13 thoughts on “Ownership in Some of the Best Businesses in the World is Starting to Look Very Attractive

  1. And a few of them I paid more for a couple months back. DOH! This was a great morning and I had about 3 I was seriously eyeing. This is why it’s a good idea to do some valuations ahead of time because when these type of miracles happen, its nice to be ready to hit the button.

    1. Timing the market is next to impossible. I bought an entertainment giant when their quarterly announcement regarding ESPN disappointed the street and shares tumbled. In hindsight, I should have waited even longer and I could have bought under a $100. But that’s all in hindsight and who could’ve predicted? I am happy with my purchase and will be buying more as long as it looks attractive relative to intrinsic value.

    1. I left this comment on a personal finance blog that was advocating trading forex or options as a side income activity:

      “Not to be a Debbie-Downer, but I’m fairly certain that *most* people should not be trading, especially forex, as they do not have the knowledge, experience, temperament, or advantage to do well.

      Even if they somehow managed to build up the first 2, the last 2 will kill em.

      The difficult thing about generalized investment advice is that you can’t be too specific unless you know an individual’s details, especially psychology and temperament. That doesn’t scale well.

      So you’re left with advice that boils down to: buy and hold the Vanguard S&P 500 index fund forever. Like Buffett advises. This isn’t what he would recommend necessarily to the enterprising young investor, but when left to do the least harm for the largest audience, investment advice can only be generic.

      In a nut shell, I don’t necessarily think trading is right or wrong advice, it’s just that in a general sense, *most* people are not psychologically and intellectually wired to succeed in that kind of endeavor.”

      I’m still in a dilemma about talking about any companies outside the ones most people know about (mega-cap) because, while there is more potential value to find in the small-micro caps, it’s not an area most people with limited investing knowledge should be foraging around in.

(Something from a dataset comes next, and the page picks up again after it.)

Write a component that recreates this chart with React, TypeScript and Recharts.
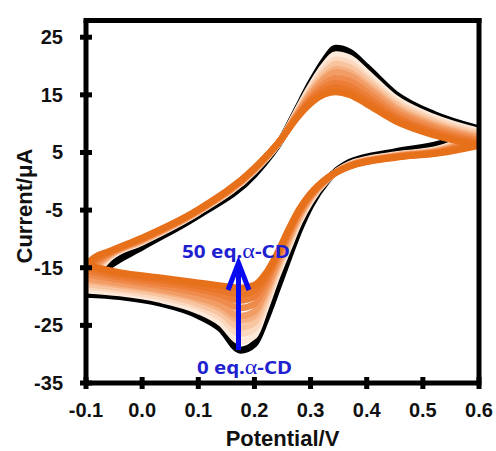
import React from "react";
import { LineChart, Line, XAxis, YAxis, ReferenceLine } from "recharts";

// potentials (V) for the anodic (forward) and cathodic (reverse) sweeps, both ascending
const potentialFwd = [-0.1, -0.085, -0.06, 0, 0.1, 0.2, 0.25, 0.275, 0.3, 0.325, 0.345, 0.37, 0.4, 0.45, 0.52, 0.6];
const potentialRev = [-0.1, -0.04, 0.03, 0.1, 0.14, 0.175, 0.2, 0.22, 0.24, 0.26, 0.28, 0.3, 0.33, 0.37, 0.45, 0.53, 0.6];

// current (uA), forward sweep
const fwd0 = [-19.6, -16.9, -14.8, -11.4, -5.9, 1.2, 7.6, 12.3, 17.0, 21.0, 23.1, 22.4, 19.8, 15.2, 11.6, 9.1];
const fwd2 = [-18.9, -16.4, -13.5, -10.6, -5.4, 1.8, 7.6, 12.1, 16.5, 20.2, 22.0, 21.4, 18.9, 14.5, 11.1, 8.7];
const fwd5 = [-18.3, -15.9, -13.3, -10.5, -5.3, 1.8, 7.6, 11.9, 16.1, 19.5, 21.1, 20.5, 18.1, 14.0, 10.7, 8.4];
const fwd8 = [-17.8, -15.6, -13.1, -10.4, -5.3, 1.9, 7.6, 11.8, 15.7, 18.9, 20.4, 19.7, 17.5, 13.5, 10.3, 8.1];
const fwd10 = [-17.2, -15.2, -13.0, -10.3, -5.2, 2.0, 7.6, 11.6, 15.4, 18.2, 19.5, 18.9, 16.8, 13.0, 9.9, 7.7];
const fwd15 = [-16.8, -14.9, -12.8, -10.2, -5.1, 2.0, 7.6, 11.5, 15.1, 17.8, 18.9, 18.3, 16.3, 12.6, 9.6, 7.5];
const fwd20 = [-16.1, -14.4, -12.6, -10.1, -5.1, 2.1, 7.6, 11.3, 14.6, 17.0, 17.9, 17.4, 15.5, 12.0, 9.2, 7.1];
const fwd30 = [-15.5, -13.9, -12.5, -10.0, -5.0, 2.2, 7.6, 11.2, 14.2, 16.3, 17.0, 16.5, 14.7, 11.4, 8.7, 6.8];
const fwd40 = [-15.0, -13.6, -12.3, -9.9, -5.0, 2.2, 7.6, 11.0, 13.9, 15.7, 16.3, 15.7, 14.0, 11.0, 8.4, 6.5];
const fwd50 = [-14.5, -13.2, -12.2, -9.8, -4.9, 2.3, 7.6, 10.9, 13.5, 15.1, 15.5, 15.0, 13.4, 10.5, 8.0, 6.2];

// current (uA), reverse sweep
const rev0 = [-19.6, -20.0, -21.1, -23.3, -25.6, -29.3, -28.2, -24.0, -18.8, -13.5, -8.4, -4.2, 0.2, 3.3, 5.1, 6.5, 9.1];
const rev2 = [-18.9, -19.4, -20.5, -22.5, -24.6, -27.8, -26.8, -22.0, -16.6, -11.8, -7.1, -3.5, 0.3, 3.0, 4.6, 5.7, 8.7];
const rev5 = [-18.3, -18.9, -20.0, -21.8, -23.7, -26.5, -25.6, -21.2, -16.0, -11.3, -6.8, -3.3, 0.3, 2.9, 4.5, 5.6, 8.4];
const rev8 = [-17.8, -18.5, -19.5, -21.3, -22.9, -25.4, -24.5, -20.4, -15.4, -10.8, -6.4, -3.0, 0.3, 2.9, 4.5, 5.5, 8.1];
const rev10 = [-17.2, -18.0, -19.0, -20.6, -22.1, -24.2, -23.4, -19.6, -14.9, -10.4, -6.1, -2.9, 0.4, 2.8, 4.4, 5.4, 7.7];
const rev15 = [-16.8, -17.7, -18.7, -20.2, -21.5, -23.4, -22.6, -19.0, -14.5, -10.0, -5.9, -2.7, 0.4, 2.8, 4.3, 5.3, 7.5];
const rev20 = [-16.1, -17.1, -18.1, -19.4, -20.5, -22.0, -21.3, -18.1, -13.8, -9.5, -5.5, -2.5, 0.5, 2.7, 4.3, 5.2, 7.1];
const rev30 = [-15.5, -16.6, -17.6, -18.7, -19.6, -20.7, -20.0, -17.3, -13.3, -9.1, -5.2, -2.4, 0.5, 2.7, 4.2, 5.1, 6.8];
const rev40 = [-15.0, -16.2, -17.1, -18.2, -18.9, -19.6, -19.0, -16.6, -12.9, -8.8, -5.0, -2.2, 0.6, 2.6, 4.2, 5.0, 6.5];
const rev50 = [-14.5, -15.8, -16.7, -17.6, -18.1, -18.5, -18.0, -16.0, -12.6, -8.5, -4.8, -2.1, 0.6, 2.6, 4.1, 4.9, 6.2];

const eqLevels = [0, 2, 5, 8, 10, 15, 20, 30, 40, 50];
const fwdCurrents = [fwd0, fwd2, fwd5, fwd8, fwd10, fwd15, fwd20, fwd30, fwd40, fwd50];
const revCurrents = [rev0, rev2, rev5, rev8, rev10, rev15, rev20, rev30, rev40, rev50];
const colors = ["#000000", "#fde9da", "#fbd8be", "#f8c5a0", "#f5b183", "#f29d66", "#ef8b4c", "#ec7e37", "#e97628", "#e7701b"];

const xTicks = [-0.1, 0, 0.1, 0.2, 0.3, 0.4, 0.5, 0.6];
const yTicks = [-35, -25, -15, -5, 5, 15, 25];
const Y_MAX = 27.9;

const PLOT_LEFT = 86;
const PLOT_BOTTOM = 383;
const FONT = '"Liberation Sans", Arial, sans-serif';

const series = eqLevels.map((eq, k) => ({
    eq,
    color: colors[k],
    width: eq === 0 ? 7 : 6.5,
    fwd: potentialFwd.map((v, j) => ({ v, i: fwdCurrents[k][j] })),
    rev: potentialRev.map((v, j) => ({ v, i: revCurrents[k][j] })),
}));

const XTick = (props: any) => {
    const { x, payload } = props;
    return (
        <g>
            <line x1={x} x2={x} y1={PLOT_BOTTOM - 6} y2={PLOT_BOTTOM + 6} stroke="#000" strokeWidth={5} />
            <text x={x} y={417} textAnchor="middle" fontSize={20} fontWeight="bold" fontFamily={FONT} fill="#111">
                {Number(payload.value).toFixed(1)}
            </text>
        </g>
    );
};

const YTick = (props: any) => {
    const { y, payload } = props;
    return (
        <g>
            <line x1={PLOT_LEFT - 6} x2={PLOT_LEFT + 6} y1={y} y2={y} stroke="#000" strokeWidth={5} />
            <text x={63} y={y + 7} textAnchor="end" fontSize={20} fontWeight="bold" fontFamily={FONT} fill="#111">
                {payload.value}
            </text>
        </g>
    );
};

const XTitle = () => (
    <text x={282.5} y={446} textAnchor="middle" fontSize={22} fontWeight="bold" fontFamily={FONT} fill="#111">
        Potential/V
    </text>
);

const YTitle = () => (
    <text
        x={32}
        y={206}
        transform="rotate(-90 32 206)"
        textAnchor="middle"
        fontSize={22}
        fontWeight="bold"
        fontFamily={FONT}
        fill="#111"
    >
        Current/μA
    </text>
);

const Alpha = () => (
    <tspan fontFamily='"Liberation Serif", "DejaVu Serif", serif' fontWeight="normal" fontSize={21}>
        α
    </tspan>
);

export default function App() {
    return (
        <div style={{ position: "absolute", left: 0, top: 0, width: 496, height: 451, background: "#fff" }}>
            <LineChart width={496} height={451} margin={{ top: 20.5, right: 17, left: 16, bottom: 28 }}>
                {series.map((s) => [
                    <Line
                        key={`f${s.eq}`}
                        data={s.fwd}
                        dataKey="i"
                        type="monotone"
                        stroke={s.color}
                        strokeWidth={s.width}
                        strokeLinecap="round"
                        dot={false}
                        activeDot={false}
                        isAnimationActive={false}
                    />,
                    <Line
                        key={`r${s.eq}`}
                        data={s.rev}
                        dataKey="i"
                        type="monotone"
                        stroke={s.color}
                        strokeWidth={s.width}
                        strokeLinecap="round"
                        dot={false}
                        activeDot={false}
                        isAnimationActive={false}
                    />,
                ])}
                <ReferenceLine y={Y_MAX} stroke="#000" strokeWidth={5} strokeLinecap="square" />
                <ReferenceLine x={0.6} stroke="#000" strokeWidth={5} strokeLinecap="square" />
                <XAxis
                    dataKey="v"
                    type="number"
                    domain={[-0.1, 0.6]}
                    ticks={xTicks}
                    allowDataOverflow
                    height={40}
                    tickLine={false}
                    tick={<XTick />}
                    axisLine={{ stroke: "#000", strokeWidth: 5 }}
                    label={<XTitle />}
                />
                <YAxis
                    type="number"
                    domain={[-35, Y_MAX]}
                    ticks={yTicks}
                    allowDataOverflow
                    width={70}
                    tickLine={false}
                    tick={<YTick />}
                    axisLine={{ stroke: "#000", strokeWidth: 5 }}
                    label={<YTitle />}
                />
            </LineChart>

            {/* annotation: arrow from 0 eq to 50 eq */}
            <svg width={496} height={451} style={{ position: "absolute", left: 0, top: 0, pointerEvents: "none" }}>
                <line x1={238.5} y1={350} x2={238.5} y2={265} stroke="#0a0af0" strokeWidth={5} />
                <polyline
                    points="228,290 238.5,263 249,290"
                    fill="none"
                    stroke="#0a0af0"
                    strokeWidth={5}
                    strokeLinejoin="miter"
                />
                <text x={182} y={258} fontSize={18} fontWeight="bold" fontFamily='"Noto Sans", sans-serif' fill="#2020d0" textLength={108} lengthAdjust="spacingAndGlyphs">
                    50 eq.<Alpha />-CD
                </text>
                <text x={197} y={374} fontSize={18} fontWeight="bold" fontFamily='"Noto Sans", sans-serif' fill="#2020d0" textLength={95} lengthAdjust="spacingAndGlyphs">
                    0 eq.<Alpha />-CD
                </text>
            </svg>
        </div>
    );
}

      Perhaps only talking about the mega-caps will lead people to want to self-educate themselves on finance/accounting/history/investing so at some point they are sufficiently armed with knowledge and confidence to approach the world outside the mega-cap playground.

      But perhaps I’m being naive.

      1. Well, in reality, the post you commented on was a “paid post/link” – the author probably received some money to put a link to a forex broker for a set amount of time.

        Back before 2012, a lot of sites were making thousands of dollars per year just placing links. I guess this is back in full force..

        1. I checked the links in the post and it seemed to have a vanilla link to a forex/options trading site so I didn’t think there was an affiliate link. This was from a Canadian personal finance blog. I think in all honesty they were just being sincere about some stuff you could do on the side to generate extra money, but I honestly don’t think forex/options trading is something someone who is “looking to generate side income” should be doing – they should stick to the ad nauseam repeated advice from all other bloggers which is to freelance write online. At least with that you don’t risk losing your shirt in a shark tank.

          I don’t know what to think about affiliate links. I have some myself and have generated some money from them (not much). All I can say is that it would make me highly uncomfortable loading up on affiliate links to forex/options sites vs. affiliate links to a web hosting site to start your own website.

          1. I wasn’t saying this was an affiliate link – this was likely a paid text link whose goal is to juice up the rankings of the forex broker in Google. E.g. If you link to my forex site from your site, my ranking probably increases in the eyes of Google. So when someone searches for a forex site, they are more likely to find me. Since I would likely value being seen as important in the eyes of google, I would likely pay you – $50, $100 or whatever it is they pay for that these days. Google actually hates paid links, since it is a way to game the system -so they are actively banning the practice.

            Full Disclosure: I do not own a forex site

          2. I was just having a BBQ with someone and the individual was asking me about investing, etc and I told them that I enjoy a mix of Value/Dividend Growth investing. IE, I look for large companies with long runs of dividend increases (not always) with business models I understand and annual reports I don’t have a big problem digging through. I prefer ones that are giant cash generating monsters relative to tangible assets with lots of cash to reinvest in the brand to keep them relevant. To me, nothing is more exciting than snagging Hershey for a good price. I can see them, everyday, competing out in the open! It’s awesome!

            This person has no prior investing experience but was starting to read books about “trading like a pro” and how options and currency trading could be done. I really got the feeling they thought I was grandpa, a relic investing in an old, dead form when there were surefire ways to do it now. It was a really strange feeling, but I do wish them the best success.

          3. I was at a party recently where a guy who has been trading in the markets since 2009 was talking to a small audience of my friends about his trading success.

            I had to bite my tongue so hard from saying “you’re bragging about success in a 6 year bull market? Anyone and everyone is a genius in a bull market – hell I made 26% return on my Vanguard Total US Market index fund from 2014-2015 but you don’t see me going off about it. You could have bought an S&P 500 index fund in 2009, did nothing but sit on your ass for the next 6 years and would have made ~17% returns.”

            Alas, I just politely nodded my head as I didn’t want to be “that guy” and risk never getting invited to a party again.

          4. So funny and how true. Unless you’ve lived through the cycle a bit, you really don’t realize that (at just under 30 I have not, really)

          5. The funny part though is that only in retrospect does it look like a no brainer that you could have simply bought VTI in 2009 and just sat tight. Hindsight is always 20/20.

            In reality, it was scary to invest in 2008 – 2009. Not everyone invested at the time, and many were bearish/out of the markets for a long time. We have had a lot of problems – fears of double dip recessions ( EU got it, but US didn’t), increasing taxes on dividends, end of QE, gvt shutdowns, etc. Now it is getting scary to invest again…

          6. Yes and no. For me personally, a huge collapse in the markets like in 2008-2009 would have been a signal that it was time to buy. For someone else, they might have been scared into inaction. Depends on the person. I should have clarified as I was talking about myself and how I think, not how most average people think about the markets.